The military offensive against ISIS in Mosul is expected to last several weeks. The indications are that ISIS will eventually be driven out of Mosul and escape to Syria which is considered a safe haven given that neither the Assad regime nor the Russians are interested in fighting them.
The immediate consequences of the Mosul offensive are already making headlines: “Exodus of refugees of cataclysmic proportions”. The possibility of a desperate “ISIS using chemical weapons”. Also stories of WW3 appear in the press. The latter is unlikely for the simple reason that the security of USA and Russia is not threatened by what is happening in Mosul.
The Mosul issue is complicated. There are too many players involved with conflicting agendas. The latest participant to enter the fray is Turkey which has kept a tank battalion in Ba’ashiqa, a nearby town.
Turkish president Recep Tayyip Erdogan has repeatedly said that Turkish forces will participate in the “liberation” of Mosul. The various actors involved in the fight for Mosul (inc the Kurdish Peshmerga, the Sunni Hashd-al-Watani militia, the Turkish army, the Shia popular mobilization units, the Iraqi Security Forces, and the PKK) complicate the potential for coordination and subsequent co-operation. Inevitably a conflict of a different kind will follow between the disparate groups fighting ISIS.
Defeating ISIS in Mosul does not automatically mean an end to the violent islamist movements. They will continue to flourish as long as they are fed with hatred of Western civilization. We can defeat them militarily but seemingly cannot eliminate the extremist ideology from the minds of the gullible dupes who joined ISIS since the summer of 2013.
In the Middle East, the media is focusing on a wider anti- Saudi plot by Iran supported by the Obama administration’s decision to conclude a nuclear deal with Iran and lift sanctions. This emboldened Iran to impose its will on the region.
So the main winner will be Iran with hegemony over two of the most important Arab states – Syria and Iraq, while Saudi Arabia and Turkey lick their political wounds and concede political defeat. Iran has so far prevailed in its agenda to strengthen its grip over Iraq and Syria while keeping Turkey and Saudi Arabia out.

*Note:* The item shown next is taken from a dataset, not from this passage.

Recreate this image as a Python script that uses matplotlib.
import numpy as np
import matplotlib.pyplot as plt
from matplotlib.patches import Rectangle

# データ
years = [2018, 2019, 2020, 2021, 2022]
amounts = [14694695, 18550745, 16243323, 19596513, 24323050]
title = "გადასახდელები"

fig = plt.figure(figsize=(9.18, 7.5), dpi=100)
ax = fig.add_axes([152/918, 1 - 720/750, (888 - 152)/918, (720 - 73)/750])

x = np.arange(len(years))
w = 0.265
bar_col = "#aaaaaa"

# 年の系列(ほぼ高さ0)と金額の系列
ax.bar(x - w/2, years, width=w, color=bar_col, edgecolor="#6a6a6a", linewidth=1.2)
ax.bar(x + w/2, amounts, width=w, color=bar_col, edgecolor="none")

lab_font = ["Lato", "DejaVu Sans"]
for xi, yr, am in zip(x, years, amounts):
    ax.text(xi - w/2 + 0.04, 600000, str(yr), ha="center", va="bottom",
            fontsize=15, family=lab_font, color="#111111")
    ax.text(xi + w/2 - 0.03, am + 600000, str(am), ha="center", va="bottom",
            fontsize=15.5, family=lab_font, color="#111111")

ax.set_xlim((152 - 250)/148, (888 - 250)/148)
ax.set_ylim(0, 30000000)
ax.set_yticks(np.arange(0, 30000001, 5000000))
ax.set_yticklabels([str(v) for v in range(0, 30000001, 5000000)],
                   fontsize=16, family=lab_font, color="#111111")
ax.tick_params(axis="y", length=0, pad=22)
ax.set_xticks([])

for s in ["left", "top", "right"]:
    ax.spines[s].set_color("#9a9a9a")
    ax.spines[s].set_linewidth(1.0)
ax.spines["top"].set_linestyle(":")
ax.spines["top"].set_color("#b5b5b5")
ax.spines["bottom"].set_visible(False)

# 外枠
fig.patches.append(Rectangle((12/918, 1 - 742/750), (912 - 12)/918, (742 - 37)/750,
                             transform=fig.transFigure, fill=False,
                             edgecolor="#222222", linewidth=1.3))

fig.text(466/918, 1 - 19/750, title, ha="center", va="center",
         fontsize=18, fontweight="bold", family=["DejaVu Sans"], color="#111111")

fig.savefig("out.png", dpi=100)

Questions remain; how to deal with the various militias loyal to Iraq, Iran, and Kurdistan and so on? Can they be integrated into the political process? Is there a super plan of reconciliation and unification? Will Turkey and Iran play a constructive role in helping to rebuild Mosul and Iraq?
The loss of Mosul was a severe blow to Iraq. But why and how was Mosul occupied so swiftly by ISIS in June 2014? Why did the Iraqi army not fight? The answer can be found in an article I wrote in the Huffington Post in June 2014 :
In a nut-shell the collapse of the Iraqi army was swift and shocking. The fall of Mosul was catastrophic. No one expected that the army would disintegrate so quickly. Nouri al-Maliki the former Iraqi Prime Minister was blamed. He had purged commanders he suspected of disloyalty, replacing them with officers whose qualifications were not military experience but sectarian affiliations and personal loyalty. The alienation of the Sunni Arab element of Iraqi society, a third of the Iraqi population, has helped anti-government insurgents and made the collection of human intelligence in the Sunni areas extremely difficult.

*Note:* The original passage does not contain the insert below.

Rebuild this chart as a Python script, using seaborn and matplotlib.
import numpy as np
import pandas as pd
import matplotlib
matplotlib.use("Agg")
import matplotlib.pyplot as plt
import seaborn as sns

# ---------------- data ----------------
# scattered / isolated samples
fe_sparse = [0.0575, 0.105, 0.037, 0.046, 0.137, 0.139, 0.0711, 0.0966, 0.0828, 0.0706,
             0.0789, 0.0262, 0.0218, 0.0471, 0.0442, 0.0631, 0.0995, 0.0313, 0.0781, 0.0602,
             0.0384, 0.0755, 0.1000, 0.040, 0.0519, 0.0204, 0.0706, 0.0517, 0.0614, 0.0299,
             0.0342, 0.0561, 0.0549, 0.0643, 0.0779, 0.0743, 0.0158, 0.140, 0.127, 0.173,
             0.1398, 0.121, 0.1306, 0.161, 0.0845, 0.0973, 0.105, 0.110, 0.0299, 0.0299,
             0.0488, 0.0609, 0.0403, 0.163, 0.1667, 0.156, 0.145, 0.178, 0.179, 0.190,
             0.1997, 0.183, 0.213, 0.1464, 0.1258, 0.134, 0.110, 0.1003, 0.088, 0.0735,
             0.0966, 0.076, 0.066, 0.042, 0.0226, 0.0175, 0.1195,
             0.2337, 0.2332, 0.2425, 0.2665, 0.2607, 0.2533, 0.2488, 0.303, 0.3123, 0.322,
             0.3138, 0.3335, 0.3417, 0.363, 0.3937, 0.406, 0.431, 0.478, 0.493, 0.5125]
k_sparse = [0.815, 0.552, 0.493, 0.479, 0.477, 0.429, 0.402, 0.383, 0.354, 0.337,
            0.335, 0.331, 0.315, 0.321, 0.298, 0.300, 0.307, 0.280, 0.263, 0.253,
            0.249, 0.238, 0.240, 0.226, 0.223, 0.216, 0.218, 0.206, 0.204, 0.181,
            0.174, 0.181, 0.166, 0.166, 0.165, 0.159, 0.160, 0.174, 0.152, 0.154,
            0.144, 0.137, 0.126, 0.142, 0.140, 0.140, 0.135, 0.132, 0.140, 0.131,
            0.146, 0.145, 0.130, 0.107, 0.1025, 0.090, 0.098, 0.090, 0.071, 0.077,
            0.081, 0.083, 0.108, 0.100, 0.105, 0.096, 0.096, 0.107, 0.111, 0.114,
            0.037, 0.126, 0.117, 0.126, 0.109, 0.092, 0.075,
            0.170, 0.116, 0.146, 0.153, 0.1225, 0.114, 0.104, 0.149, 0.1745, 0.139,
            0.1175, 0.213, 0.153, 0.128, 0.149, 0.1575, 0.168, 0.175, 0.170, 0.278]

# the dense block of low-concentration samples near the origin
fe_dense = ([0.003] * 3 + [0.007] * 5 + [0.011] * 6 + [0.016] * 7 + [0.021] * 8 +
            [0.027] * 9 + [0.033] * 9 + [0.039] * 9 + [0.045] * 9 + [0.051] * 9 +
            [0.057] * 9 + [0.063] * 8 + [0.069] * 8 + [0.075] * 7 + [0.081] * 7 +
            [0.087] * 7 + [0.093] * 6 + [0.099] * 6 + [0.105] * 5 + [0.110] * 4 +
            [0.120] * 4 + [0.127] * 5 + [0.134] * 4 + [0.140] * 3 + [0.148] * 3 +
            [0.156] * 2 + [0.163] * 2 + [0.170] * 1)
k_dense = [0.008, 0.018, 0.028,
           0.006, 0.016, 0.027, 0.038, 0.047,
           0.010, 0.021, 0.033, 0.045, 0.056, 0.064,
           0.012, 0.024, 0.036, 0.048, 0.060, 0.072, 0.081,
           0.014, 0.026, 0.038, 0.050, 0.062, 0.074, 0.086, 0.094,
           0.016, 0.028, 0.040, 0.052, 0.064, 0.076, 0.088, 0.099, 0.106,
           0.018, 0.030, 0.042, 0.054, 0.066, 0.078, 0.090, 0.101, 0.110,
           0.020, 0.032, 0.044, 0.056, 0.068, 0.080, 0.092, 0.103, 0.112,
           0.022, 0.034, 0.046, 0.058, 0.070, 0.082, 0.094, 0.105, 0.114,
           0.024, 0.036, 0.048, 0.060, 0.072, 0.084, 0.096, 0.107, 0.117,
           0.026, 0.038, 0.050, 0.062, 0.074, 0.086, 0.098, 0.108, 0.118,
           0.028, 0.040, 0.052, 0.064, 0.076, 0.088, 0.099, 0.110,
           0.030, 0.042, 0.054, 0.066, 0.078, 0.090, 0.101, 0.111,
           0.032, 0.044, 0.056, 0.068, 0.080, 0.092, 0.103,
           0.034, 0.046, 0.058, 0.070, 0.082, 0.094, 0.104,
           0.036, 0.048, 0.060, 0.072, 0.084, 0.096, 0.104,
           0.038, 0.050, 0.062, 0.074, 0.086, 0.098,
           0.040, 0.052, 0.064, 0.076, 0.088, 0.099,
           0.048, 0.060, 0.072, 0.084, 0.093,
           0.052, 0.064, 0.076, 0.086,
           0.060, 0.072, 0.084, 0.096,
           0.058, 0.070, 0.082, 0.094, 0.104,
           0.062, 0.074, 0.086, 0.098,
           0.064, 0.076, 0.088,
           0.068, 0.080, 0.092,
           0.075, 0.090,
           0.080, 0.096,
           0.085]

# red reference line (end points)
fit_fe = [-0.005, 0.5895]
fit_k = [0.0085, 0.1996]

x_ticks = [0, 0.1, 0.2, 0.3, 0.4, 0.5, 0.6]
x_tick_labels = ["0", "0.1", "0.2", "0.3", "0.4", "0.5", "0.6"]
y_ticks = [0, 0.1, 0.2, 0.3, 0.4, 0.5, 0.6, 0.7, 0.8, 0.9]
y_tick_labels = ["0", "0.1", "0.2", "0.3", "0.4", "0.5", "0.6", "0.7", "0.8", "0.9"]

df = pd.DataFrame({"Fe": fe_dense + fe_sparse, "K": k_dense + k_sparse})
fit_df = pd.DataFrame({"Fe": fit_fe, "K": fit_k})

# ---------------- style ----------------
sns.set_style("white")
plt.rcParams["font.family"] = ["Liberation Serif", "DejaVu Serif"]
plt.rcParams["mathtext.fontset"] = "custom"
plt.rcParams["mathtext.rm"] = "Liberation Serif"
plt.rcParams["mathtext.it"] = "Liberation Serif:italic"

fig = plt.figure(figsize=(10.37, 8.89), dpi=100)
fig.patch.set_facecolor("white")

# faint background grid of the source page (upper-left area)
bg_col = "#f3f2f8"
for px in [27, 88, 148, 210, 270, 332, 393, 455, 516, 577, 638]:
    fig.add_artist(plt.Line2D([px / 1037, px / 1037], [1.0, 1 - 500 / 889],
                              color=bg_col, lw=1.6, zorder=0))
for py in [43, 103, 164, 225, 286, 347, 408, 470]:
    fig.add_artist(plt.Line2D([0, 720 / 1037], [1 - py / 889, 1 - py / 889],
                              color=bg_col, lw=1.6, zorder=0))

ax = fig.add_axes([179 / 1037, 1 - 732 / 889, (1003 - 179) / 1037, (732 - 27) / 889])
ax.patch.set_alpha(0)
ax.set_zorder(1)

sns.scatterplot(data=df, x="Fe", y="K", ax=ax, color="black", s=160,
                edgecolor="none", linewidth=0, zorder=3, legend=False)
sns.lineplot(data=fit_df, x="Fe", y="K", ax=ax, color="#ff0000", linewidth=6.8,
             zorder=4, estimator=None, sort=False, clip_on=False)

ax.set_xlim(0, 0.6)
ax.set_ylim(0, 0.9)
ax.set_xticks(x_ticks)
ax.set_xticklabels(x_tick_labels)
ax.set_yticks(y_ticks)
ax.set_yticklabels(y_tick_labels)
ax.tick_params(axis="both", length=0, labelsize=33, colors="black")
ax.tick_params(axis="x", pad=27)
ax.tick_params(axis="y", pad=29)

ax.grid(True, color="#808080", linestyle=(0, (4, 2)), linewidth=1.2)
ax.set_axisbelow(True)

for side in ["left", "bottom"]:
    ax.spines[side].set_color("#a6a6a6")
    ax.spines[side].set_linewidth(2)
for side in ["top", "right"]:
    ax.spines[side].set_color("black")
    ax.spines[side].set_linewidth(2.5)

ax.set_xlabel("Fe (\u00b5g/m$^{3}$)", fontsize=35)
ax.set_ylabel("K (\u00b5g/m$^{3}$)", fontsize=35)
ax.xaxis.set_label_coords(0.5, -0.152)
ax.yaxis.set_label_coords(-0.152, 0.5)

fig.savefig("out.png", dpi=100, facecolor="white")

For Iraq, the battle of Mosul is a testing ground. Reaching a power-sharing agreement between the different forces fighting for Mosul today, and protecting the local Sunni population will be critical for both the outcome of the battle and Iraq’s future.
The next battle for Mosul will be charting its political course after the military operation. If the various Iraqi players and the regional powers don’t agree, not only is Mosul doomed but so is Iraq itself. The country will be fragment into 3 states; Shi’a, Sunni, and Kurdish. Preventing that is the challenge once ISIS has been run out of town.